Type out the complete listing below word for word, without its pictures.

[START Dataset extract]

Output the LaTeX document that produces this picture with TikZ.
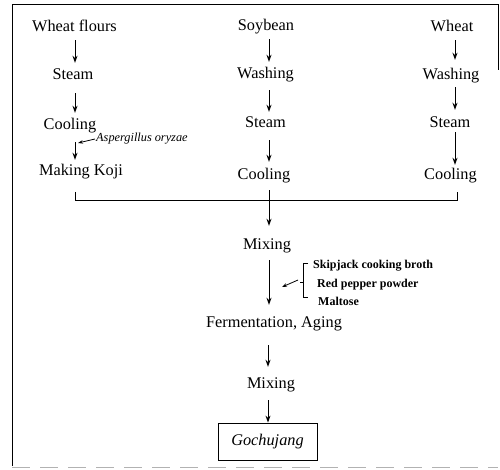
\documentclass[tikz,border=0pt]{standalone}
\usepackage{fontspec}
\setmainfont{Liberation Serif}
\usetikzlibrary{arrows.meta,calc}
\begin{document}
\begin{tikzpicture}[x=1pt,y=-1pt,
  lbl/.style={inner sep=0pt,anchor=base,text height=12pt,text depth=4pt,font=\fontsize{16.3}{18}\selectfont},
  side/.style={inner sep=0pt,anchor=base west,font=\fontsize{12}{14}\selectfont\bfseries},
  arr/.style={line width=1pt,-{Stealth[length=7pt,width=5pt]}},
  ln/.style={line width=0.8pt}]
\useasboundingbox (0,0) rectangle (500,470);
% frame
\draw[line width=0.8pt] (12,466) -- (12,4) -- (498,4) -- (498,70);
\draw[line width=0.8pt,gray!60,dash pattern=on 18pt off 10pt] (12,467) -- (498,467);
% column x positions
\coordinate (xL) at (75,0);
\coordinate (xM) at (269,0);
\coordinate (xR) at (455,0);
% left column
\node[lbl] (wf) at (74.5,32) {Wheat flours};
\node[lbl] (st1) at (73,80) {Steam};
\node[lbl] (co1) at (70,130) {Cooling};
\node[lbl] (mk) at (81,176) {Making Koji};
% middle column
\node[lbl] (sb) at (266,31) {Soybean};
\node[lbl] (wa2) at (265.5,79) {Washing};
\node[lbl] (st2) at (265.5,128) {Steam};
\node[lbl] (co2) at (264,180) {Cooling};
% right column
\node[lbl] (wh) at (452,32) {Wheat};
\node[lbl] (wa3) at (451,80) {Washing};
\node[lbl] (st3) at (450,128) {Steam};
\node[lbl] (co3) at (450.5,180) {Cooling};
% lower chain
\node[lbl] (mx1) at (267,250) {Mixing};
\node[lbl] (fa) at (274,327) {Fermentation, Aging};
\node[lbl] (mx2) at (271,388) {Mixing};
\node[draw,line width=0.8pt,minimum width=99pt,minimum height=37pt,inner sep=0pt,text height=12pt,text depth=4pt,font=\fontsize{16.3}{18}\selectfont\itshape] (go) at (267.5,441.5) {Gochujang};
% additives
\node[inner sep=0pt,anchor=base west,font=\fontsize{12.3}{14}\selectfont\itshape] (asp) at (96,142) {Aspergillus oryzae};
\node[side] (sk) at (313,268) {Skipjack cooking broth};
\node[side] (rp) at (317,287) {Red pepper powder};
\node[side] (ma) at (318,305) {Maltose};
% arrows left
\draw[arr,shorten <=4pt,shorten >=5pt] (xL |- wf.south) -- (xL |- st1.north);
\draw[arr,shorten <=9pt,shorten >=5pt] (xL |- st1.south) -- (xL |- co1.north);
\draw[arr,shorten <=8pt,shorten >=4pt] (xL |- co1.south) -- (xL |- mk.north);
% arrows middle
\draw[arr,shorten <=4pt,shorten >=5pt] (xM |- sb.south) -- (xM |- wa2.north);
\draw[arr,shorten <=7pt,shorten >=4pt] (xM |- wa2.south) -- (xM |- st2.north);
\draw[arr,shorten <=8pt,shorten >=6pt] (xM |- st2.south) -- (xM |- co2.north);
% arrows right
\draw[arr,shorten <=4pt,shorten >=8pt] (xR |- wh.south) -- (xR |- wa3.north);
\draw[arr,shorten <=3pt,shorten >=6pt] (xR |- wa3.south) -- (xR |- st3.north);
\draw[arr,shorten <=0pt,shorten >=3pt] (xR |- st3.south) -- (xR |- co3.north);
% bracket joining columns
\coordinate (bl) at (75,192);
\coordinate (br) at (457,192);
\draw[ln] (bl) -- ++(0,8) -- ($(br)+(0,8)$) -- (br);
% to mixing
\draw[arr,shorten <=6pt,shorten >=12pt] (xM |- co2.south) -- (xM |- mx1.north);
\draw[arr,shorten <=6pt,shorten >=10pt] (xM |- mx1.south) -- (xM |- fa.north);
\draw[arr,shorten <=14pt,shorten >=9pt] ([xshift=-1pt]xM |- fa.south) -- ([xshift=-1pt]xM |- mx2.north);
\draw[arr,shorten <=8pt] ([xshift=-1pt]xM |- mx2.south) -- ([xshift=-1pt]xM |- go.north);
% aspergillus arrow
\coordinate (aa) at (95,139);
\draw[ln,-{Stealth[length=5pt,width=3.5pt]}] (aa) -- (78,143);
% brace for additives
\coordinate (bt) at (308,263);
\coordinate (bb) at (308,297);
\draw[ln] (bt) -- (303,263) -- (303,297) -- (bb);
\draw[ln] (303,282) -- (300,282);
\coordinate (ba) at (298,280);
\draw[ln,-{Stealth[length=5pt,width=3.5pt]}] (ba) -- (282,287);
\end{tikzpicture}
\end{document}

[END Dataset extract]

- [Written answer]:
Output the LaTeX document that produces this picture with TikZ.
\documentclass[tikz,border=0pt]{standalone}
\usepackage{fontspec}
\setmainfont{Liberation Serif}
\usetikzlibrary{arrows.meta,calc}
\begin{document}
\begin{tikzpicture}[x=1pt,y=-1pt,
  lbl/.style={inner sep=0pt,anchor=base,text height=12pt,text depth=4pt,font=\fontsize{16.3}{18}\selectfont},
  side/.style={inner sep=0pt,anchor=base west,font=\fontsize{12}{14}\selectfont\bfseries},
  arr/.style={line width=1pt,-{Stealth[length=7pt,width=5pt]}},
  ln/.style={line width=0.8pt}]
\useasboundingbox (0,0) rectangle (500,470);
% frame
\draw[line width=0.8pt] (12,466) -- (12,4) -- (498,4) -- (498,70);
\draw[line width=0.8pt,gray!60,dash pattern=on 18pt off 10pt] (12,467) -- (498,467);
% column x positions
\coordinate (xL) at (75,0);
\coordinate (xM) at (269,0);
\coordinate (xR) at (455,0);
% left column
\node[lbl] (wf) at (74.5,32) {Wheat flours};
\node[lbl] (st1) at (73,80) {Steam};
\node[lbl] (co1) at (70,130) {Cooling};
\node[lbl] (mk) at (81,176) {Making Koji};
% middle column
\node[lbl] (sb) at (266,31) {Soybean};
\node[lbl] (wa2) at (265.5,79) {Washing};
\node[lbl] (st2) at (265.5,128) {Steam};
\node[lbl] (co2) at (264,180) {Cooling};
% right column
\node[lbl] (wh) at (452,32) {Wheat};
\node[lbl] (wa3) at (451,80) {Washing};
\node[lbl] (st3) at (450,128) {Steam};
\node[lbl] (co3) at (450.5,180) {Cooling};
% lower chain
\node[lbl] (mx1) at (267,250) {Mixing};
\node[lbl] (fa) at (274,327) {Fermentation, Aging};
\node[lbl] (mx2) at (271,388) {Mixing};
\node[draw,line width=0.8pt,minimum width=99pt,minimum height=37pt,inner sep=0pt,text height=12pt,text depth=4pt,font=\fontsize{16.3}{18}\selectfont\itshape] (go) at (267.5,441.5) {Gochujang};
% additives
\node[inner sep=0pt,anchor=base west,font=\fontsize{12.3}{14}\selectfont\itshape] (asp) at (96,142) {Aspergillus oryzae};
\node[side] (sk) at (313,268) {Skipjack cooking broth};
\node[side] (rp) at (317,287) {Red pepper powder};
\node[side] (ma) at (318,305) {Maltose};
% arrows left
\draw[arr,shorten <=4pt,shorten >=5pt] (xL |- wf.south) -- (xL |- st1.north);
\draw[arr,shorten <=9pt,shorten >=5pt] (xL |- st1.south) -- (xL |- co1.north);
\draw[arr,shorten <=8pt,shorten >=4pt] (xL |- co1.south) -- (xL |- mk.north);
% arrows middle
\draw[arr,shorten <=4pt,shorten >=5pt] (xM |- sb.south) -- (xM |- wa2.north);
\draw[arr,shorten <=7pt,shorten >=4pt] (xM |- wa2.south) -- (xM |- st2.north);
\draw[arr,shorten <=8pt,shorten >=6pt] (xM |- st2.south) -- (xM |- co2.north);
% arrows right
\draw[arr,shorten <=4pt,shorten >=8pt] (xR |- wh.south) -- (xR |- wa3.north);
\draw[arr,shorten <=3pt,shorten >=6pt] (xR |- wa3.south) -- (xR |- st3.north);
\draw[arr,shorten <=0pt,shorten >=3pt] (xR |- st3.south) -- (xR |- co3.north);
% bracket joining columns
\coordinate (bl) at (75,192);
\coordinate (br) at (457,192);
\draw[ln] (bl) -- ++(0,8) -- ($(br)+(0,8)$) -- (br);
% to mixing
\draw[arr,shorten <=6pt,shorten >=12pt] (xM |- co2.south) -- (xM |- mx1.north);
\draw[arr,shorten <=6pt,shorten >=10pt] (xM |- mx1.south) -- (xM |- fa.north);
\draw[arr,shorten <=14pt,shorten >=9pt] ([xshift=-1pt]xM |- fa.south) -- ([xshift=-1pt]xM |- mx2.north);
\draw[arr,shorten <=8pt] ([xshift=-1pt]xM |- mx2.south) -- ([xshift=-1pt]xM |- go.north);
% aspergillus arrow
\coordinate (aa) at (95,139);
\draw[ln,-{Stealth[length=5pt,width=3.5pt]}] (aa) -- (78,143);
% brace for additives
\coordinate (bt) at (308,263);
\coordinate (bb) at (308,297);
\draw[ln] (bt) -- (303,263) -- (303,297) -- (bb);
\draw[ln] (303,282) -- (300,282);
\coordinate (ba) at (298,280);
\draw[ln,-{Stealth[length=5pt,width=3.5pt]}] (ba) -- (282,287);
\end{tikzpicture}
\end{document}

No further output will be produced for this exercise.